--- begin Recorded information ---
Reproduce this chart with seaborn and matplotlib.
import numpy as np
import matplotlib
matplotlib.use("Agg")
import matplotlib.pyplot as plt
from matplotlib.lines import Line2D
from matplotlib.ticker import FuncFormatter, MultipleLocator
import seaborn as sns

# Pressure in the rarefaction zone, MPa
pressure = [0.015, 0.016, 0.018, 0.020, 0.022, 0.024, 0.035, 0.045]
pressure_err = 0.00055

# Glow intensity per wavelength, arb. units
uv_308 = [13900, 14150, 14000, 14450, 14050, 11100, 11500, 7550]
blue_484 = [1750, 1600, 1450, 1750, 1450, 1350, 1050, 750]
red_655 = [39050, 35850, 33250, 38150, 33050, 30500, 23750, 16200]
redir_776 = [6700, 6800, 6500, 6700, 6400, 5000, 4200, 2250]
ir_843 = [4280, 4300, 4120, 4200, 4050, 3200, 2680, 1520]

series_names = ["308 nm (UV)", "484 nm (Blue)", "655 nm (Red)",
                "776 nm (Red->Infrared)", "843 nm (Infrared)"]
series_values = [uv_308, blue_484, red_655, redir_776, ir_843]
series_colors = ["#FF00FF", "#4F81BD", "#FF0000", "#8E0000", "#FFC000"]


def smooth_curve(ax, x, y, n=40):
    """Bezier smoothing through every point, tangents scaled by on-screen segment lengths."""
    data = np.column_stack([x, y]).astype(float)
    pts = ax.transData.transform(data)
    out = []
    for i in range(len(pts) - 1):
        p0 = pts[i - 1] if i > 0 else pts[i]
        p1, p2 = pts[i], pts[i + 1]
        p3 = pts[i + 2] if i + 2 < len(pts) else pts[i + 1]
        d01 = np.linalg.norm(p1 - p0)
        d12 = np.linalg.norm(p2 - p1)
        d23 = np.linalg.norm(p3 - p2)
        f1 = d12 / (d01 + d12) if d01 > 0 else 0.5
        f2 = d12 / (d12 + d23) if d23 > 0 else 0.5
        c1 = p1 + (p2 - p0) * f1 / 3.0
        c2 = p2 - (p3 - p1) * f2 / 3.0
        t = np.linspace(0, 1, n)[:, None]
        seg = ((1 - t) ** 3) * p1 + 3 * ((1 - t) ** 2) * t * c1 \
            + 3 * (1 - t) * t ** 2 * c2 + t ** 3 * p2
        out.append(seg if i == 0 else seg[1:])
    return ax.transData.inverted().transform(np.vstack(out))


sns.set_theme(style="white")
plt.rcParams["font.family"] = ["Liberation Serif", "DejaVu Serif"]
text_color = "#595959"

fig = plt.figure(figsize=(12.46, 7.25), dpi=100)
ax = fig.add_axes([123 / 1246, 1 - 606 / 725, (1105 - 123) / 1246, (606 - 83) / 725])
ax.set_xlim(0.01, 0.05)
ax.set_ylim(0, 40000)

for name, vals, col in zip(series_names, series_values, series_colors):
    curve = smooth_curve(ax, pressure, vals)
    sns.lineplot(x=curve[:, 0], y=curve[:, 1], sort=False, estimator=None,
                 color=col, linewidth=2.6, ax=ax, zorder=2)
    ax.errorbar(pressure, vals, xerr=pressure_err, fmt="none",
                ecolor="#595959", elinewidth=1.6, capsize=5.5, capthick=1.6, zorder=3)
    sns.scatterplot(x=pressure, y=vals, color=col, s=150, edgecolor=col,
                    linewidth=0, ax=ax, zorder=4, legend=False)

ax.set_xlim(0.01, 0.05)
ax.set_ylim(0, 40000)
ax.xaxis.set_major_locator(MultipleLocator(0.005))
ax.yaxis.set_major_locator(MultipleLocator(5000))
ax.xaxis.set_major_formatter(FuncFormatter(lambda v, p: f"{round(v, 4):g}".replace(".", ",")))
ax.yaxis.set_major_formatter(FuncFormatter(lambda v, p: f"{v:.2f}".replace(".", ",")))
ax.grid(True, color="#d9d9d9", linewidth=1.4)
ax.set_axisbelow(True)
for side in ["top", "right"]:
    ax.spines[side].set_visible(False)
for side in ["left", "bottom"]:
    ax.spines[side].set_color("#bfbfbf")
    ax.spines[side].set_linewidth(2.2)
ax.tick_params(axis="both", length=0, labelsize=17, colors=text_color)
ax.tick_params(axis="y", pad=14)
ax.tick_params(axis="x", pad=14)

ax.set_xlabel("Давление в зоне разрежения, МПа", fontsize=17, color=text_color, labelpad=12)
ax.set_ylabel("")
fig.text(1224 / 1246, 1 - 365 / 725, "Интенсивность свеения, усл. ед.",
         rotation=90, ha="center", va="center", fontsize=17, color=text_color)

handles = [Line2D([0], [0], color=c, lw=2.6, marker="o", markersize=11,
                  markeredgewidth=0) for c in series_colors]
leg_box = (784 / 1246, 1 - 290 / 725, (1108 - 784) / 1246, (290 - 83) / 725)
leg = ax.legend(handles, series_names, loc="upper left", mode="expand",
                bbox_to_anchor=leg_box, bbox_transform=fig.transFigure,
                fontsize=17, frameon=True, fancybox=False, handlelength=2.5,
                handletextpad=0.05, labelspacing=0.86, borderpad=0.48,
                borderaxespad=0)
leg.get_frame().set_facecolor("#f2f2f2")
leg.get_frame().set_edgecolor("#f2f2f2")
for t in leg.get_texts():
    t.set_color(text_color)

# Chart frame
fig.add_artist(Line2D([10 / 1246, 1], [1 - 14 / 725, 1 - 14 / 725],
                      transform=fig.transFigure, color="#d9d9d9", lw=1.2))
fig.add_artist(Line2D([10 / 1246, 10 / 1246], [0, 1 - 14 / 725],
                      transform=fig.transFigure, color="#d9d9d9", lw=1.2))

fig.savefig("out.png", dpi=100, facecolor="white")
--- end Recorded information ---
--- begin Recorded information ---
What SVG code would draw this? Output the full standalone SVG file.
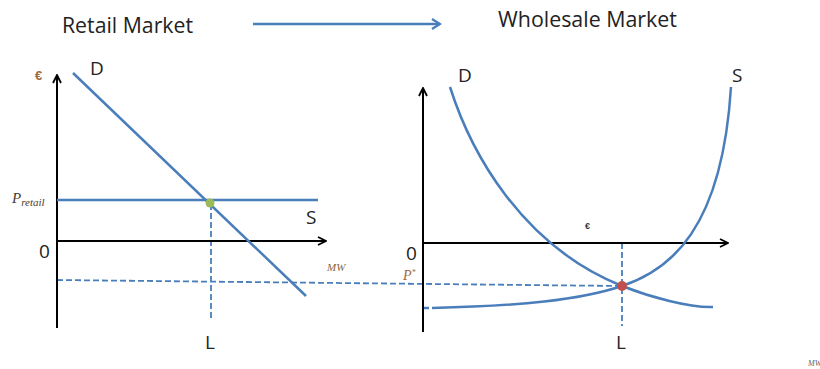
--- end Recorded information ---
Copy out every line of the material above that mentions the word "matplotlib".

Reproduce this chart with seaborn and matplotlib.
import matplotlib
matplotlib.use("Agg")
import matplotlib.pyplot as plt
from matplotlib.lines import Line2D
from matplotlib.ticker import FuncFormatter, MultipleLocator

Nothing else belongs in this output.